Man, I had a lot of questions like yours! Being a brazilian myself and loving dance (including the ballroom dances), those questions are sure to come up!
What I settled with is that these are fact, we just got to accept it:
- Ballroom dancers are in majority very stuck up. They have very defined rules for their dances and like to put everything in the same rules set. They tend to disdain any partner dance that does not have similar posture and rules set. (I'm also a ballroom dancer, it's just a steotype, not an attack)
-Every ballroom dance has been inspired in some folk dance. Since the Latin ones are based on cultural dances that still exist and are maybe more known than the ballroom version, they tend to be the most confusing. Ballroom dancers should know that, since even inside ballroom dances there are international versions of a lot of dances that carry the same name and are completly different. But because there are very few of them that knows about the real samba, they are ignorant to the fact that what they do is not samba.
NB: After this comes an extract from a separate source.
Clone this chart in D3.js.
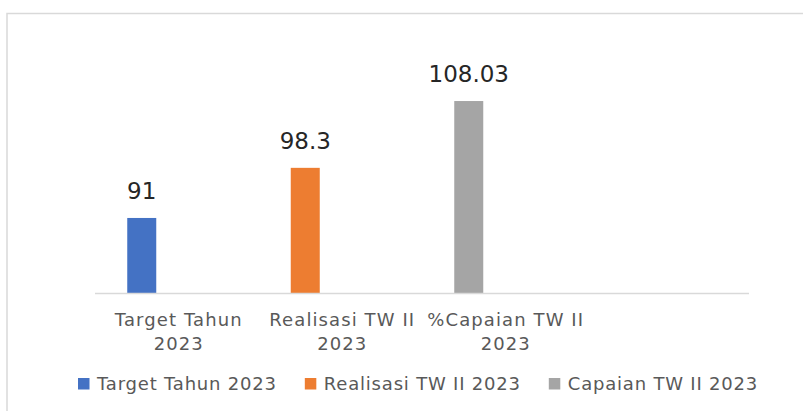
<!DOCTYPE html>
<html>
<head>
<meta charset="utf-8">
<script src="https://cdn.jsdelivr.net/npm/d3@7"></script>
<style>
  body { margin: 0; background: #fff; }
  svg { display: block; }
</style>
</head>
<body>
<div class="chart"></div>
<script>
// data
var categories = ["Target Tahun 2023", "Realisasi TW II 2023", "%Capaian TW II 2023", ""];
var values = [91, 98.3, 108.03];
var seriesNames = ["Target Tahun 2023", "Realisasi TW II 2023", "Capaian TW II 2023"];
var colors = ["#4472C4", "#ED7D31", "#A5A5A5"];
var yDomain = [80, 110];

var w = 803;
var h = 411;
var plot = {left: 95, right: 749, top: 87.5, bottom: 293.5};

var svg = d3.select(".chart")
            .append("svg")
            .attr("width", w)
            .attr("height", h);

// frame (only top and left edges show)
svg.append("rect")
   .attr("x", 7).attr("y", 13.5)
   .attr("width", w + 20).attr("height", h + 20)
   .attr("fill", "#fff")
   .attr("stroke", "#d9d9d9")
   .attr("stroke-width", 1.5);

// scales
var xScale = d3.scaleBand()
   .domain(categories)
   .range([plot.left, plot.right]);

var yScale = d3.scaleLinear()
   .domain(yDomain)
   .range([plot.bottom, plot.top]);

var barW = 29;
var barShift = -35;
function barX(i) {
  return xScale(categories[i]) + xScale.bandwidth() / 2 + barShift - barW / 2;
}

// bars
svg.selectAll("rect.bar")
   .data(values)
   .enter()
   .append("rect")
   .attr("class", "bar")
   .attr("x", (d, i) => barX(i))
   .attr("y", (d) => yScale(d))
   .attr("width", barW)
   .attr("height", (d) => yScale(yDomain[0]) - yScale(d))
   .attr("fill", (d, i) => colors[i]);

// value labels
svg.selectAll("text.val")
   .data(values)
   .enter()
   .append("text")
   .attr("class", "val")
   .attr("x", (d, i) => barX(i) + barW / 2)
   .attr("y", (d) => yScale(d) - 19)
   .attr("text-anchor", "middle")
   .attr("font-family", "DejaVu Sans")
   .attr("font-size", 23)
   .attr("fill", "#262626")
   .text((d) => d);

// x axis
var xAxis = svg.append("g")
   .attr("transform", "translate(0," + plot.bottom + ")")
   .call(d3.axisBottom(xScale).tickSize(0).tickPadding(0));
xAxis.select(".domain")
   .attr("stroke", "#d9d9d9")
   .attr("stroke-width", 1.5)
   .attr("d", "M" + plot.left + ",0H" + plot.right);
xAxis.selectAll(".tick text").remove();
xAxis.selectAll(".tick").each(function(d) {
  if (!d) return;
  var k = d.lastIndexOf(" ");
  var lines = [d.slice(0, k), d.slice(k + 1)];
  var t = d3.select(this).append("text")
     .attr("text-anchor", "middle")
     .attr("font-family", "DejaVu Sans")
     .attr("font-size", 18)
     .attr("letter-spacing", 1.1)
     .attr("fill", "#595959");
  lines.forEach(function(s, j) {
    t.append("tspan").attr("x", 2).attr("y", 32.5 + j * 23.5).text(s);
  });
});

// legend
var legend = svg.append("g").attr("transform", "translate(0,383.5)");
var lx = 78;
seriesNames.forEach(function(name, i) {
  legend.append("rect")
     .attr("x", lx).attr("y", -5.5)
     .attr("width", 11.5).attr("height", 11.5)
     .attr("fill", colors[i]);
  var t = legend.append("text")
     .attr("x", lx + 19).attr("y", 6.5)
     .attr("font-family", "DejaVu Sans")
     .attr("font-size", 18)
     .attr("letter-spacing", 0.8)
     .attr("fill", "#595959")
     .text(name);
  lx += 19 + t.node().getComputedTextLength() + 28;
});
</script>
</body>
</html>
-Samba was born in Brazil. It is a brazilian treasure if you will. If there is a right way to dance it, it's your way, learned in Brazil (although I have rarely seen a non-brazilian do it right, no offense).
-What they do in ballroom is an outrage to be called samba to any brazilian who sees it. But the fact is, there is no patents on popular names, and they can call it whatever they want, and will continue to call it samba! If you talk to ballroom dancers, that's what samba means. If you talk to brazilians, Samba means samba. In the doubt, I call it ballroom samba and brazilian samba.
I bet the same thing applies to cuban ramba! That's just the way it is.
By the way, Ballroom dance is not even danced to Samba. Samba is actually a rythm that has a very specific and dificult timing, and ususally very fast. Most sambas are too fast for the ballroom dance so it is danced to other rythms and music that I'm not sure how to qualify them. But rarely is it even going to be brazilian music.